COLLECTED MATERIAL:

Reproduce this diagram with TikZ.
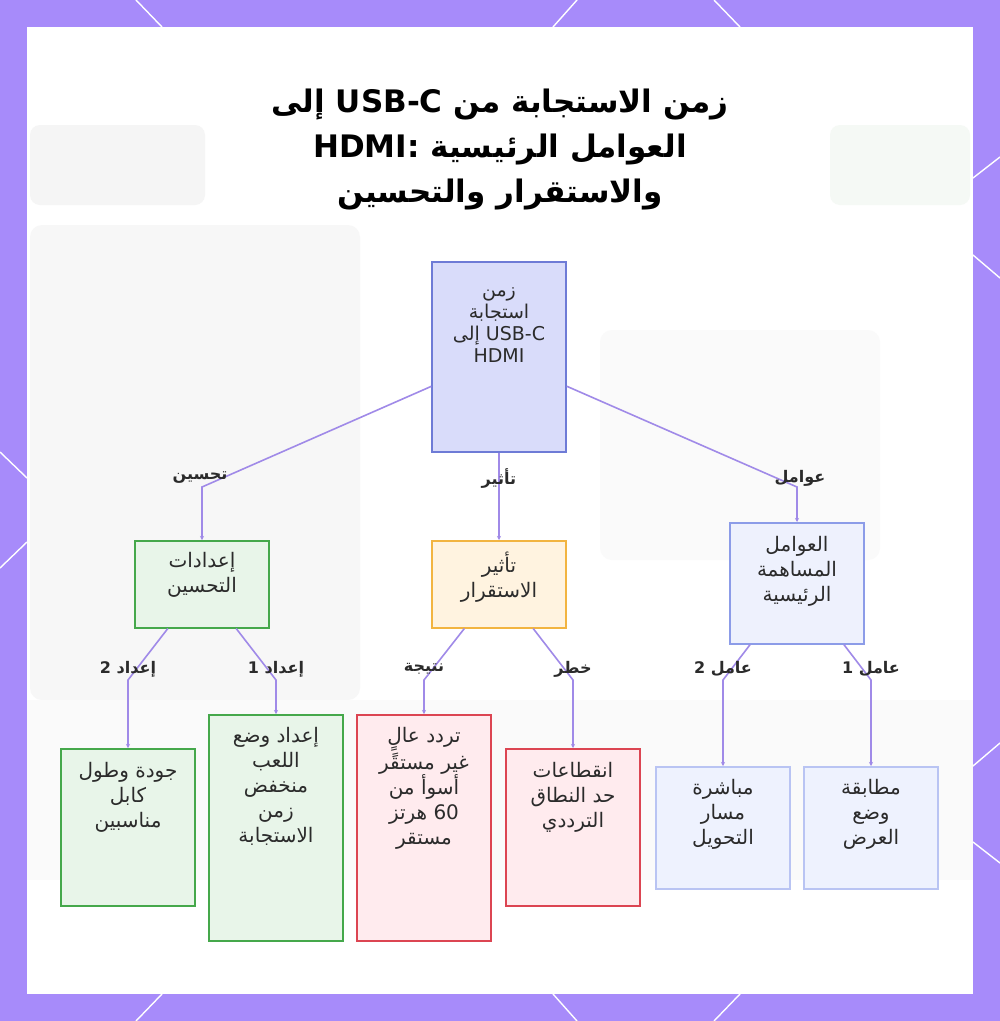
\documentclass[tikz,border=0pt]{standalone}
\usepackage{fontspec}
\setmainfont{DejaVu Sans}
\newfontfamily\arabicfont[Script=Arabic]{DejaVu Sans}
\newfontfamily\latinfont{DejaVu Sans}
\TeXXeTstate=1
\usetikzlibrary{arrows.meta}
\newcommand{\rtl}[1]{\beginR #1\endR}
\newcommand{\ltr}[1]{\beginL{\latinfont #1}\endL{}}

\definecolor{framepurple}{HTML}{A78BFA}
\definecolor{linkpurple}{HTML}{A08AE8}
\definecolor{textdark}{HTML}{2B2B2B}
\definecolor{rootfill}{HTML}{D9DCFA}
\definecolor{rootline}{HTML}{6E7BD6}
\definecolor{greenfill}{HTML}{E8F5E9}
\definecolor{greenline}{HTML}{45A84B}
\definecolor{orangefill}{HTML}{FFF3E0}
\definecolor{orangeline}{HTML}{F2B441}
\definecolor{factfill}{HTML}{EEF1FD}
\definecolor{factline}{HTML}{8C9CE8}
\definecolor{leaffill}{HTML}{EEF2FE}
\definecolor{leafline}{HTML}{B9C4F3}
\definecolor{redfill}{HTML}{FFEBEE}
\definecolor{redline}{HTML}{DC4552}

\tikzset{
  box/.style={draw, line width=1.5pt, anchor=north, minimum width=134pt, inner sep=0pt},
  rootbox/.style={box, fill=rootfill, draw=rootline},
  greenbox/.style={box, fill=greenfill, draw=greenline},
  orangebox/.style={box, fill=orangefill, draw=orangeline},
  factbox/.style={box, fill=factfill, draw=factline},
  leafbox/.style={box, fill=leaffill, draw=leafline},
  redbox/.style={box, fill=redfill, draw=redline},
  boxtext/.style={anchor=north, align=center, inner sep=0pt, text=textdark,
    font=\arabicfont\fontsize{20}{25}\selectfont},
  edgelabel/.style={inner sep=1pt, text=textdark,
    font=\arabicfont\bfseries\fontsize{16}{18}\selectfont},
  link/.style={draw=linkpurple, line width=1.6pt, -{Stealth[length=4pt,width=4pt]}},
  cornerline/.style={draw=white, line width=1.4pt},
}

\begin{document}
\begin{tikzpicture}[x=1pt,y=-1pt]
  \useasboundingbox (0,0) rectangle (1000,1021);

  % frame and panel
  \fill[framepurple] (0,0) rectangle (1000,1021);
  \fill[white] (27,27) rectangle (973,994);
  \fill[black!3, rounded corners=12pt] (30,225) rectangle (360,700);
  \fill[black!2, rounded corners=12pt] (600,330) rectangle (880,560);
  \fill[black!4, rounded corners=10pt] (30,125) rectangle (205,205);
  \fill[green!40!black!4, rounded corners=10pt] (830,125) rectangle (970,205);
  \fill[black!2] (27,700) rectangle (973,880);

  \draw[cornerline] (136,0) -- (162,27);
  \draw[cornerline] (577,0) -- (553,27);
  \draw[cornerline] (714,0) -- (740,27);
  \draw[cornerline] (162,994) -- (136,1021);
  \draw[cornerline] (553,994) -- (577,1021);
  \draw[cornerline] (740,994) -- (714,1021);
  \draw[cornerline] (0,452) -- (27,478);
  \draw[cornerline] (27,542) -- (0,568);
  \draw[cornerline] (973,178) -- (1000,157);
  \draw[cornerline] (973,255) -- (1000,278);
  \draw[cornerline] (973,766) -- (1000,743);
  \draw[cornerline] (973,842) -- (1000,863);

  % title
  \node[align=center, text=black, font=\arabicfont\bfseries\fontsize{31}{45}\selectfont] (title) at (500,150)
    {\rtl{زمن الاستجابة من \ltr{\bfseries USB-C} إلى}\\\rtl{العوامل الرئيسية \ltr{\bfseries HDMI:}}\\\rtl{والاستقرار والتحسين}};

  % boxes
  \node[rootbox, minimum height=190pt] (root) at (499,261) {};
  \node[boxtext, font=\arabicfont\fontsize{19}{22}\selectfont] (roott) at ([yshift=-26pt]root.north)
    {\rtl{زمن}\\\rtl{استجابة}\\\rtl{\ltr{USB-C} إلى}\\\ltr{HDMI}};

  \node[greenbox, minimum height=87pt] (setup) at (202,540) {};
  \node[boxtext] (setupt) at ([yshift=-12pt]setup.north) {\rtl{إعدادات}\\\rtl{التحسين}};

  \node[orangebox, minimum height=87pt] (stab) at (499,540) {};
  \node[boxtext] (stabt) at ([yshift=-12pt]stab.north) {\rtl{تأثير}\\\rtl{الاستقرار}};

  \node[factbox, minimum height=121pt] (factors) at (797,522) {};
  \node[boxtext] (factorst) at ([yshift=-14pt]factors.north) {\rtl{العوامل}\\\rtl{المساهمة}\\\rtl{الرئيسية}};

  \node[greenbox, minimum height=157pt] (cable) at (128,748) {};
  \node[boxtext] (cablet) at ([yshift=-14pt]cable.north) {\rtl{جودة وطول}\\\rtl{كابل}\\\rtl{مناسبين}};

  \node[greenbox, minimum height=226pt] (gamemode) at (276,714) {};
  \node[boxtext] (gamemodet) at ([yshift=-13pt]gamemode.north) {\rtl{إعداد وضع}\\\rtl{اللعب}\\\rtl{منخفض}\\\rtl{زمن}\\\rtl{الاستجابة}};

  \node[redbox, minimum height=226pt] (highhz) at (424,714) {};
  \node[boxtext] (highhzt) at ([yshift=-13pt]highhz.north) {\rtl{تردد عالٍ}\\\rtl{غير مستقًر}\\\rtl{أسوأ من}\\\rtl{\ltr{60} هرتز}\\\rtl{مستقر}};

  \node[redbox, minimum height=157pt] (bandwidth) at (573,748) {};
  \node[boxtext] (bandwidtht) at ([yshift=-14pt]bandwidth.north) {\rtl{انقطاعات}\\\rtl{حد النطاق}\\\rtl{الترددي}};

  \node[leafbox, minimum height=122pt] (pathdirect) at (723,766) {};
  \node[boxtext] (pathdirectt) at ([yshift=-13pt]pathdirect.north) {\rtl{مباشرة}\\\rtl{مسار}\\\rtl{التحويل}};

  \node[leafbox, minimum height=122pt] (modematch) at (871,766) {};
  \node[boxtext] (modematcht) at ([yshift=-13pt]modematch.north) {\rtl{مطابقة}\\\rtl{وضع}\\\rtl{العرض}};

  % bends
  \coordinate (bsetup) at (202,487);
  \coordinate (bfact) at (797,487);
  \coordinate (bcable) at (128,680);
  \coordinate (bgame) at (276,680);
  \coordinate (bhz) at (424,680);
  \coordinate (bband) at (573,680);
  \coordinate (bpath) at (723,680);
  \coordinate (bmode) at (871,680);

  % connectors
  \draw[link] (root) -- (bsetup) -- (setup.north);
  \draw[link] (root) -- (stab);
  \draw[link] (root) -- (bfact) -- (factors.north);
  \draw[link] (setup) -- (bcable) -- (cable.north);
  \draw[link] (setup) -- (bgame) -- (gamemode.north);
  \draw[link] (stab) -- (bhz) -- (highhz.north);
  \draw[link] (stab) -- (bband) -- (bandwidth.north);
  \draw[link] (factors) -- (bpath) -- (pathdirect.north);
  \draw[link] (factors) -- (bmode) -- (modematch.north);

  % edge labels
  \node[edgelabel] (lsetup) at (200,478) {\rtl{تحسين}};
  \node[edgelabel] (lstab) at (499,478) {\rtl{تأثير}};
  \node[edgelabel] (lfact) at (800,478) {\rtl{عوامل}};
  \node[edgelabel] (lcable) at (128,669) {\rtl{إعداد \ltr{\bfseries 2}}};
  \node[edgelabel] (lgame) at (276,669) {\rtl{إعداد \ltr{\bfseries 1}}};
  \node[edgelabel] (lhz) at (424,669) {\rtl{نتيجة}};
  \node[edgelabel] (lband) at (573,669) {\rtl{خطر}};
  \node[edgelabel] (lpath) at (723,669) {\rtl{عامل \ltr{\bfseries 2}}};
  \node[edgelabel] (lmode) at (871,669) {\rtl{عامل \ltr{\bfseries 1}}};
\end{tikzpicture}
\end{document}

THE TASK: Copy exactly the lines running from the beginning of the listing through the line that has "(27,700) rectangle (973,880);". Drop the pictures.

WRITTEN ANSWER:
Reproduce this diagram with TikZ.
\documentclass[tikz,border=0pt]{standalone}
\usepackage{fontspec}
\setmainfont{DejaVu Sans}
\newfontfamily\arabicfont[Script=Arabic]{DejaVu Sans}
\newfontfamily\latinfont{DejaVu Sans}
\TeXXeTstate=1
\usetikzlibrary{arrows.meta}
\newcommand{\rtl}[1]{\beginR #1\endR}
\newcommand{\ltr}[1]{\beginL{\latinfont #1}\endL{}}

\definecolor{framepurple}{HTML}{A78BFA}
\definecolor{linkpurple}{HTML}{A08AE8}
\definecolor{textdark}{HTML}{2B2B2B}
\definecolor{rootfill}{HTML}{D9DCFA}
\definecolor{rootline}{HTML}{6E7BD6}
\definecolor{greenfill}{HTML}{E8F5E9}
\definecolor{greenline}{HTML}{45A84B}
\definecolor{orangefill}{HTML}{FFF3E0}
\definecolor{orangeline}{HTML}{F2B441}
\definecolor{factfill}{HTML}{EEF1FD}
\definecolor{factline}{HTML}{8C9CE8}
\definecolor{leaffill}{HTML}{EEF2FE}
\definecolor{leafline}{HTML}{B9C4F3}
\definecolor{redfill}{HTML}{FFEBEE}
\definecolor{redline}{HTML}{DC4552}

\tikzset{
  box/.style={draw, line width=1.5pt, anchor=north, minimum width=134pt, inner sep=0pt},
  rootbox/.style={box, fill=rootfill, draw=rootline},
  greenbox/.style={box, fill=greenfill, draw=greenline},
  orangebox/.style={box, fill=orangefill, draw=orangeline},
  factbox/.style={box, fill=factfill, draw=factline},
  leafbox/.style={box, fill=leaffill, draw=leafline},
  redbox/.style={box, fill=redfill, draw=redline},
  boxtext/.style={anchor=north, align=center, inner sep=0pt, text=textdark,
    font=\arabicfont\fontsize{20}{25}\selectfont},
  edgelabel/.style={inner sep=1pt, text=textdark,
    font=\arabicfont\bfseries\fontsize{16}{18}\selectfont},
  link/.style={draw=linkpurple, line width=1.6pt, -{Stealth[length=4pt,width=4pt]}},
  cornerline/.style={draw=white, line width=1.4pt},
}

\begin{document}
\begin{tikzpicture}[x=1pt,y=-1pt]
  \useasboundingbox (0,0) rectangle (1000,1021);

  % frame and panel
  \fill[framepurple] (0,0) rectangle (1000,1021);
  \fill[white] (27,27) rectangle (973,994);
  \fill[black!3, rounded corners=12pt] (30,225) rectangle (360,700);
  \fill[black!2, rounded corners=12pt] (600,330) rectangle (880,560);
  \fill[black!4, rounded corners=10pt] (30,125) rectangle (205,205);
  \fill[green!40!black!4, rounded corners=10pt] (830,125) rectangle (970,205);
  \fill[black!2] (27,700) rectangle (973,880);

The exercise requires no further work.